Mike Brown Simply Wasn't Phil Jackson
Charles E.Suttton | 11/13/2012, 12:08 p.m.
The Los Angeles Lakers were well on their way to another loss last week in Utah, when Kobe Bryant stared at Coach Mike Brown. We've all seen this look from Bryant before, usually directed toward opposing players to intimidate them after he's nailed a back-breaking jump shot. But in this case, believe it or not, it was aimed squarely at Brown.
Bryant's stare was full of disappointment, irritation, and frustration. It was an early indication that the end was near for the coach who was hired two summers ago. Clearly, Brown was a poor fit well before he was fired on Friday after a 1-4 start put the Lakers in last place in the Western Conference.

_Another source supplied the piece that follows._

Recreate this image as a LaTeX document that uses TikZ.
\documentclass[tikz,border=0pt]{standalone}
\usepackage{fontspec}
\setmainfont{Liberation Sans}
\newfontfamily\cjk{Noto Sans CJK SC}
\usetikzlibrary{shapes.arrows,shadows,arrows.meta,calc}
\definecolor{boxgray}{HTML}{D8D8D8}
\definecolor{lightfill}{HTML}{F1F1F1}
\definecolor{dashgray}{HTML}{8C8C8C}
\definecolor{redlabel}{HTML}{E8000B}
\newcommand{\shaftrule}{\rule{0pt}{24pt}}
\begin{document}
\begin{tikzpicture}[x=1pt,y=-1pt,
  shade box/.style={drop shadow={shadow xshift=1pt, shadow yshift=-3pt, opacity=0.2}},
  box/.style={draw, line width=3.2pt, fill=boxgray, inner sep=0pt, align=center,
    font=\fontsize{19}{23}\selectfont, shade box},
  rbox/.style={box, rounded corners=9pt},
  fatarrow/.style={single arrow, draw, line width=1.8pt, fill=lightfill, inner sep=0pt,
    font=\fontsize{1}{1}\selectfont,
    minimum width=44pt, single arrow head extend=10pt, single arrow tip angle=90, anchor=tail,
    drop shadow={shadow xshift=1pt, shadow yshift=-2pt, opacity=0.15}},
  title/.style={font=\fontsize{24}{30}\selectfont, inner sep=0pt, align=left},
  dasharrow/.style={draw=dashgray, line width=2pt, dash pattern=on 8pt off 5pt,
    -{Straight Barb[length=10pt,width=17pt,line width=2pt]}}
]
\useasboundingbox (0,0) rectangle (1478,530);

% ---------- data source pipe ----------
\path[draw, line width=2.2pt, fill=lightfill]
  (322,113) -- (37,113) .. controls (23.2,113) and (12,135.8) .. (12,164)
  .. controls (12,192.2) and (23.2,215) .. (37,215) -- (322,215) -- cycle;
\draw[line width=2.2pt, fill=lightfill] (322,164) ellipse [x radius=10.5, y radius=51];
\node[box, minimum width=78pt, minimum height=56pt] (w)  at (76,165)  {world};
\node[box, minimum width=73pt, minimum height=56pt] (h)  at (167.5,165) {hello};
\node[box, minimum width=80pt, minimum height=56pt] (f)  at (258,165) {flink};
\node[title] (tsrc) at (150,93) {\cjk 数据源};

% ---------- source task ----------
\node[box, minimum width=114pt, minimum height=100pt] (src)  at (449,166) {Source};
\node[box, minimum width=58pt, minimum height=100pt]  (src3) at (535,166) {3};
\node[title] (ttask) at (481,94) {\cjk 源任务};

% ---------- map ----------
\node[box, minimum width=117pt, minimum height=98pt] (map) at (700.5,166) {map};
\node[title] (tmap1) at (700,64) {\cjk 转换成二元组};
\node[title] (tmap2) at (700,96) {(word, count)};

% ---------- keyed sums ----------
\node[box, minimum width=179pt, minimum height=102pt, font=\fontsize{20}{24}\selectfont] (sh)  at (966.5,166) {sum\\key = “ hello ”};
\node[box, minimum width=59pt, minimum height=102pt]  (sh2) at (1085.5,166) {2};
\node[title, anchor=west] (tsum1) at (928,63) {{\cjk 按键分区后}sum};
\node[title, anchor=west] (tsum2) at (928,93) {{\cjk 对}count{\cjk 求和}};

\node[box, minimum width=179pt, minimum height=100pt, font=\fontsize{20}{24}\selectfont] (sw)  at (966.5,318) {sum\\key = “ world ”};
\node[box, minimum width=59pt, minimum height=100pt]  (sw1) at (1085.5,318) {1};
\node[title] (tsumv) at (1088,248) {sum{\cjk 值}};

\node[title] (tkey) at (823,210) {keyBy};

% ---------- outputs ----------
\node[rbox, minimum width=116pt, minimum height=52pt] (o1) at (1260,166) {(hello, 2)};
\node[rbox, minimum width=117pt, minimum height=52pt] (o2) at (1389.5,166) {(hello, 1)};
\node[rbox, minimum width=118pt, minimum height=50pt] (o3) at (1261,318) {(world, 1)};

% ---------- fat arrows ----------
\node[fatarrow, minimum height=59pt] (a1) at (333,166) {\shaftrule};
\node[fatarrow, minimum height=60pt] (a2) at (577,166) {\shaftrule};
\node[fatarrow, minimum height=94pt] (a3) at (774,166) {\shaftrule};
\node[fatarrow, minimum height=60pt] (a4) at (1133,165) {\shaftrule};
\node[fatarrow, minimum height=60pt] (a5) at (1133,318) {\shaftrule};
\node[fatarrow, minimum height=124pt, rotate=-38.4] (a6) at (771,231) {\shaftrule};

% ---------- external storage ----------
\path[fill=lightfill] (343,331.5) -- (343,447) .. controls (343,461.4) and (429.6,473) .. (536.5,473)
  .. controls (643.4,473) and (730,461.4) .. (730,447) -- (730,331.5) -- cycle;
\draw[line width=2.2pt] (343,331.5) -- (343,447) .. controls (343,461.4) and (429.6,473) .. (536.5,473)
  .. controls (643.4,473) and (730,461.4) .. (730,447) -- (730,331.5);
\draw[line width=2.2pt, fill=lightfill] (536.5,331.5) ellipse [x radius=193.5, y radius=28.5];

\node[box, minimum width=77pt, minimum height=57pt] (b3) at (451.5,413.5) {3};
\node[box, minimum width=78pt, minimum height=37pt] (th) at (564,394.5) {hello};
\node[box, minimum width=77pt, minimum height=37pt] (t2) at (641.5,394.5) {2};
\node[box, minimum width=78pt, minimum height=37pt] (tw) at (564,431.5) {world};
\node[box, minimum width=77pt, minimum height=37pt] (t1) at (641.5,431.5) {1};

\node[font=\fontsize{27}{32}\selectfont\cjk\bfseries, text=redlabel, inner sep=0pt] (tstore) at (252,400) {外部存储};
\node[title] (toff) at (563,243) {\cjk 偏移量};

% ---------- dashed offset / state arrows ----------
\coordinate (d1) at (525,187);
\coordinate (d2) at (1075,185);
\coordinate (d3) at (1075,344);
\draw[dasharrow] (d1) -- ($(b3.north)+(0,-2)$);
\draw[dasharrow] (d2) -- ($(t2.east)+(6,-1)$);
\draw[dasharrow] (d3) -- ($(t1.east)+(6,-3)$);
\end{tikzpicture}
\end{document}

The Lakers' 2012-13 season is intended to bring back the championship glory to one of the league's most storied franchises. When the Lakers stumbled out of the gate, and appeared to lack cohesiveness against every opponent, with the exception of the Detroit Pistons, Brown conveniently became the scapegoat, which happens regularly in Los Angeles if your name isn't Pat Riley or Phil Jackson.
Brown brought a keen knowledge of the game to Los Angeles. But the Lakers coaching job is a high-profile, glamorous position that requires charm and salesmanship. That's where Brown came up short. Both Jackson and Riley, who came before him, mastered the position of Lakers coach.

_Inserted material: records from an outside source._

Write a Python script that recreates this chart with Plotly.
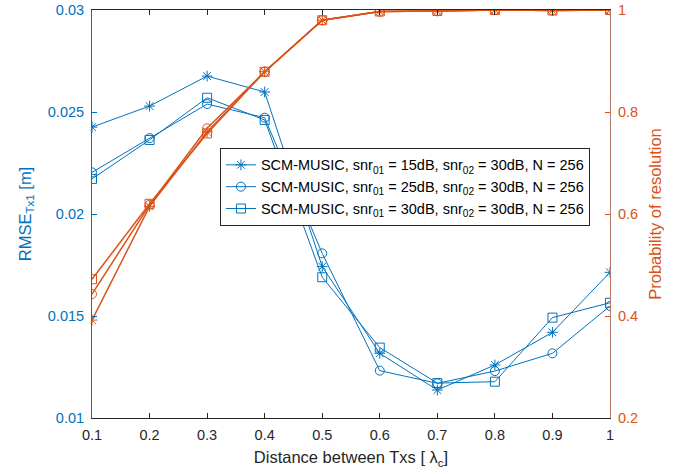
import plotly.graph_objects as go

dist = [0.1, 0.2, 0.3, 0.4, 0.5, 0.6, 0.7, 0.8, 0.9, 1.0]

rmse_15 = [0.02426, 0.02529, 0.02676, 0.02598, 0.01742, 0.01317, 0.01137, 0.01260, 0.01420, 0.01714]
rmse_25 = [0.02204, 0.02372, 0.02539, 0.02472, 0.01807, 0.01232, 0.01170, 0.01230, 0.01317, 0.01549]
rmse_30 = [0.02172, 0.02363, 0.02570, 0.02461, 0.01690, 0.01345, 0.01171, 0.01178, 0.01492, 0.01565]

prob_15 = [0.392, 0.615, 0.761, 0.879, 0.980, 0.997, 0.998, 1.000, 0.999, 1.000]
prob_25 = [0.443, 0.618, 0.768, 0.879, 0.980, 0.997, 0.998, 1.000, 0.999, 1.000]
prob_30 = [0.472, 0.620, 0.758, 0.879, 0.980, 0.997, 0.998, 1.000, 0.999, 1.000]

labels = [
    "SCM-MUSIC, snr<sub>01</sub> = 15dB, snr<sub>02</sub> = 30dB, N = 256",
    "SCM-MUSIC, snr<sub>01</sub> = 25dB, snr<sub>02</sub> = 30dB, N = 256",
    "SCM-MUSIC, snr<sub>01</sub> = 30dB, snr<sub>02</sub> = 30dB, N = 256",
]
symbols = ["asterisk-open", "circle-open", "square-open"]

BLUE = "#0072BD"
ORANGE = "#D95319"
DARK = "#262626"

fig = go.Figure()

for vals, lab, sym in zip([rmse_15, rmse_25, rmse_30], labels, symbols):
    fig.add_trace(go.Scatter(
        x=dist, y=vals, name=lab, mode="lines+markers",
        line=dict(color=BLUE, width=1),
        marker=dict(symbol=sym, size=9, color=BLUE, line=dict(color=BLUE, width=1)),
        yaxis="y",
    ))

for vals, sym in zip([prob_15, prob_25, prob_30], symbols):
    fig.add_trace(go.Scatter(
        x=dist, y=vals, mode="lines+markers", showlegend=False,
        line=dict(color=ORANGE, width=1.5),
        marker=dict(symbol=sym, size=9, color=ORANGE, line=dict(color=ORANGE, width=1)),
        yaxis="y2",
    ))

font = "Liberation Sans, Arial, sans-serif"

fig.update_layout(
    width=678, height=474,
    margin=dict(l=92, r=68, t=10, b=56),
    paper_bgcolor="white", plot_bgcolor="white",
    font=dict(family=font, size=14, color=DARK),
    xaxis=dict(
        range=[0.1, 1.0], dtick=0.1, tick0=0.1,
        showgrid=False, zeroline=False, automargin=False,
        showline=True, linecolor=DARK, linewidth=1, mirror="ticks",
        ticks="inside", ticklen=5, tickcolor=DARK,
        tickfont=dict(size=14.5, color=DARK),
        ticklabelstandoff=4,
        title=dict(text="Distance between Txs [ λ<sub>c</sub>]", font=dict(size=16.5, color=DARK), standoff=9),
    ),
    yaxis=dict(
        range=[0.01, 0.03], dtick=0.005,
        showgrid=False, zeroline=False, automargin=False,
        showline=True, linecolor=BLUE, linewidth=1,
        ticks="inside", ticklen=5, tickcolor=BLUE,
        tickfont=dict(size=14.5, color=BLUE),
        ticklabelstandoff=4,
        title=dict(text="RMSE<sub>Tx1</sub> [m]", font=dict(size=16.5, color=BLUE), standoff=12),
    ),
    yaxis2=dict(
        range=[0.2, 1.0], dtick=0.2,
        overlaying="y", side="right",
        showgrid=False, zeroline=False, automargin=False,
        showline=True, linecolor="#B87A66", linewidth=1,
        ticks="inside", ticklen=5, tickcolor=ORANGE,
        tickfont=dict(size=14.5, color=ORANGE),
        ticklabelstandoff=4,
        title=dict(text="Probability of resolution", font=dict(size=16.5, color=ORANGE), standoff=12),
    ),
    legend=dict(
        x=0.247, y=0.662, xanchor="left", yanchor="top",
        bgcolor="white", bordercolor=DARK, borderwidth=1,
        font=dict(size=14.5, color="black"),
        tracegroupgap=0,
    ),
)

fig.write_html("out.html")
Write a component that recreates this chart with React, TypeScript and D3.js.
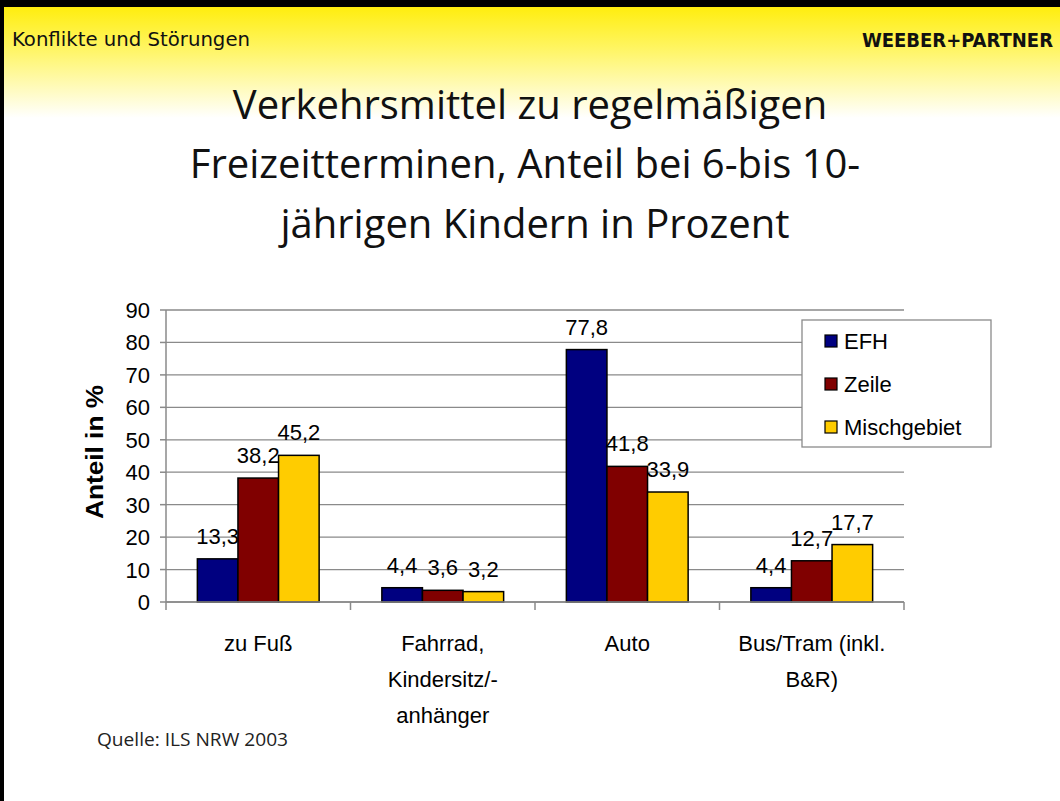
import React from 'react';
import * as d3 from 'd3';

const categories = [['zu Fuß'], ['Fahrrad,', 'Kindersitz/-', 'anhänger'], ['Auto'], ['Bus/Tram (inkl.', 'B&R)']];
const seriesNames = ['EFH', 'Zeile', 'Mischgebiet'];
const efh = [13.3, 4.4, 77.8, 4.4];
const zeile = [38.2, 3.6, 41.8, 12.7];
const misch = [45.2, 3.2, 33.9, 17.7];
const yTicks = [0, 10, 20, 30, 40, 50, 60, 70, 80, 90];
const colors = ['#000080', '#800000', '#FFCC00'];

const W = 1060;
const H = 801;
const plot = { left: 166, right: 904, top: 310, bottom: 602 };
const chartFont = '"Liberation Sans", Arial, sans-serif';
const headFont = '"Liberation Sans Narrow", "DejaVu Sans Condensed", "Open Sans", sans-serif';
const titleFont = '"Open Sans", "Noto Sans", sans-serif';

export default function App() {
  const series = [efh, zeile, misch];
  const x0 = d3.scaleBand<number>()
    .domain(d3.range(categories.length))
    .range([plot.left, plot.right])
    .paddingInner(0)
    .paddingOuter(0);
  const groupPad = 0.17;
  const x1 = d3.scaleBand<number>()
    .domain(d3.range(seriesNames.length))
    .range([x0.bandwidth() * groupPad, x0.bandwidth() * (1 - groupPad)]);
  const y = d3.scaleLinear().domain([0, 90]).range([plot.bottom, plot.top]);
  const fmt = (v: number) => d3.format('.1f')(v).replace('.', ',');

  return (
    <div style={{ position: 'absolute', left: 0, top: 0 }}>
      <svg width={W} height={H} style={{ display: 'block' }}>
        <defs>
          <linearGradient id="hdr" x1="0" y1="0" x2="0" y2="1">
            <stop offset="0" stopColor="#FFEC00" />
            <stop offset="0.4" stopColor="#FFF560" />
            <stop offset="1" stopColor="#FFFFFF" />
          </linearGradient>
        </defs>
        <rect x={0} y={0} width={W} height={H} fill="#fff" />
        <rect x={0} y={0} width={W} height={118} fill="url(#hdr)" />
        <rect x={0} y={0} width={W} height={7} fill="#000" />
        <rect x={0} y={0} width={4} height={H} fill="#000" />

        <text x={12} y={46} fontFamily={headFont} fontSize={20} fill="#111"
          textLength={238} lengthAdjust="spacingAndGlyphs">Konflikte und Störungen</text>
        <text x={1053} y={47} textAnchor="end" fontFamily={headFont} fontSize={20} fontWeight="bold" fill="#111">WEEBER+PARTNER</text>

        <g fontFamily={titleFont} fontSize={40} textAnchor="middle" fill="#111">
          <text x={530} y={119}>Verkehrsmittel zu regelmäßigen</text>
          <text x={525} y={178}>Freizeitterminen, Anteil bei 6-bis 10-</text>
          <text x={535} y={238}>jährigen Kindern in Prozent</text>
        </g>

        {/* gridlines */}
        <g>
          {yTicks.map(t => (
            <line key={t} x1={plot.left} x2={plot.right} y1={y(t)} y2={y(t)} stroke="#8a8a8a" strokeWidth={1.3} />
          ))}
        </g>

        {/* bars */}
        {series.map((vals, si) => (
          <g key={si}>
            {vals.map((v, ci) => (
              <rect key={ci}
                x={(x0(ci) as number) + (x1(si) as number)}
                y={y(v)}
                width={x1.bandwidth()}
                height={y(0) - y(v)}
                fill={colors[si]}
                stroke="#000"
                strokeWidth={1.5} />
            ))}
          </g>
        ))}

        {/* axes */}
        <line x1={plot.left} x2={plot.left} y1={plot.top} y2={plot.bottom} stroke="#8a8a8a" strokeWidth={1.5} />
        <line x1={plot.left} x2={plot.right} y1={plot.bottom} y2={plot.bottom} stroke="#8a8a8a" strokeWidth={1.5} />
        {yTicks.map(t => (
          <line key={t} x1={plot.left - 6} x2={plot.left} y1={y(t)} y2={y(t)} stroke="#8a8a8a" strokeWidth={1.5} />
        ))}
        {d3.range(categories.length + 1).map(i => {
          const xx = i < categories.length ? (x0(i) as number) : plot.right;
          return <line key={i} x1={xx} x2={xx} y1={plot.bottom} y2={plot.bottom + 8} stroke="#8a8a8a" strokeWidth={1.5} />;
        })}

        <g fontFamily={chartFont} fontSize={22} fill="#000">
          {yTicks.map(t => (
            <text key={t} x={150} y={y(t) + 8} textAnchor="end">{t}</text>
          ))}
          {categories.map((lines, ci) => (
            <text key={ci} textAnchor="middle" x={(x0(ci) as number) + x0.bandwidth() / 2} y={651}>
              {lines.map((l, li) => (
                <tspan key={li} x={(x0(ci) as number) + x0.bandwidth() / 2} dy={li === 0 ? 0 : 36}>{l}</tspan>
              ))}
            </text>
          ))}
          {series.map((vals, si) => vals.map((v, ci) => (
            <text key={si + '-' + ci} textAnchor="middle"
              x={(x0(ci) as number) + (x1(si) as number) + x1.bandwidth() / 2}
              y={y(v) - 15}>{fmt(v)}</text>
          )))}
        </g>

        <text transform="translate(103,452) rotate(-90)" textAnchor="middle" fontFamily={chartFont} fontSize={23} fontWeight="bold"
          textLength={134} lengthAdjust="spacingAndGlyphs">Anteil in %</text>

        {/* legend */}
        <rect x={802} y={320} width={189} height={127} fill="#fff" stroke="#8a8a8a" strokeWidth={1.3} />
        {seriesNames.map((n, i) => (
          <g key={n} transform={`translate(825,${341 + i * 43})`}>
            <rect x={0} y={-6} width={12} height={12} fill={colors[i]} stroke="#000" strokeWidth={1.2} />
            <text x={19} y={8} fontFamily={chartFont} fontSize={22}>{n}</text>
          </g>
        ))}

        <text x={97} y={746} fontFamily={titleFont} fontSize={18} fill="#222"
          textLength={191} lengthAdjust="spacingAndGlyphs">Quelle: ILS NRW 2003</text>
      </svg>
    </div>
  );
}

The reason Brown was fired after only 71 games had nothing to do with X's and O's, but because the Lakers' leadership, which includes Kobe Bryant along with the front office, didn't trust Brown's ability to connect with the team and lead it to the highest level.

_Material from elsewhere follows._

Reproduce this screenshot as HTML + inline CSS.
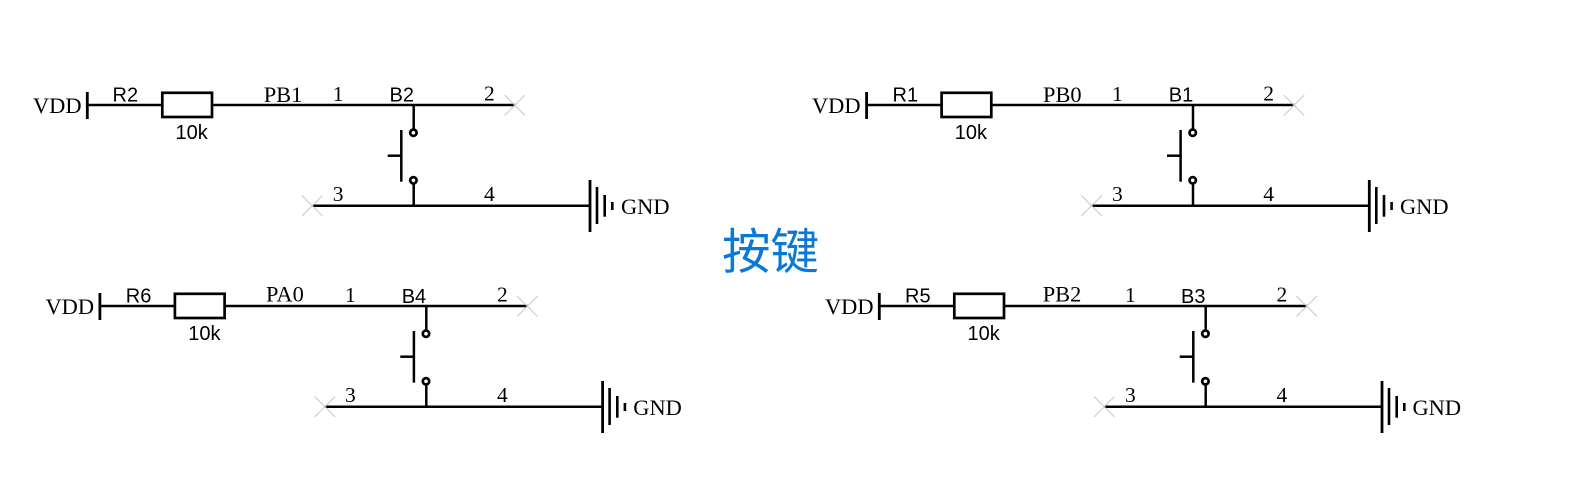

When Brown was chosen to replace Jackson, he brought a solid track record with him to Los Angeles. However, in his first season Brown led the team back to the second round of the playoffs, where they were beaten in five games by the up-and-coming Western Conference Champion, Oklahoma City Thunder. Over the summer, players were belly-aching about Brown's lengthy practices and were slow to adjust to a new system and a more demanding coaching style.